Groups like Sulá Batsú in Costa Rica and APC WRP show two different approaches. Sulá Batsú accepts money from companies like Google only if it comes without conditions and fits their mission, while rejecting others like Coca-Cola or local agribusinesses that clash with their values. APC WRP, on the other hand, avoids corporate tech funding altogether but still works in global spaces where tech companies are present, while also giving small grants to grassroots feminist groups. In the end, the reality is complex: activists must make tough choices, sometimes entering "uneasy alliances", but always trying to set boundaries and push back. The bigger concern is how private money shapes large institutions like the UN, which influence global policies and power relations on a massive scale.
Conclusion: A Feminist Technological Otherwise
In 2021, Facebook whistleblower Frances Haugen confirmed what activists had long said: Facebook profits from harm, including hate, violence, and online abuse. This shows how capitalism, technology, and violence are deeply linked. Global development programs often reinforce these systems, especially in the Global South, by promoting "digital inclusion" while ignoring deeper injustices.

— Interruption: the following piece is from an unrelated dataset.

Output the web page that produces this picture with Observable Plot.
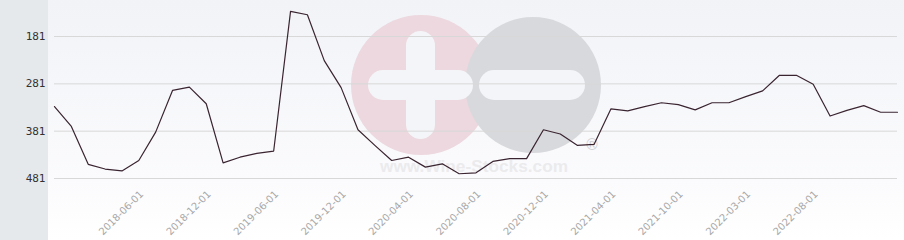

Two organizations, Sulá Batsú in Costa Rica and the APC WRP, challenge this by centering care, solidarity, and pleasure in their tech work with marginalized communities. They mix feminist principles with practical projects, while still having to navigate funding compromises and the pressures of corporate and state agendas.
Both groups show that inclusion is complicated. Being included can bring benefits, but it can also mean exploitation, surveillance, and harm. The "Third World Technological Woman" is celebrated for her skills and care, yet often faces violence, poverty, and displacement—sometimes caused by the very institutions promoting her.
The author argues we must question the politics of inclusion, especially in unjust systems that "include" people while exploiting them. Digitalization depends on including bodies, data, and relationships into markets, but grassroots and feminist movements worldwide are building alternative visions, through community networks, cooperatives, justice-oriented tech, and mutual aid. These projects aren't perfect, but they offer hope, which, as Mariame Kaba says, is a discipline we must practice daily.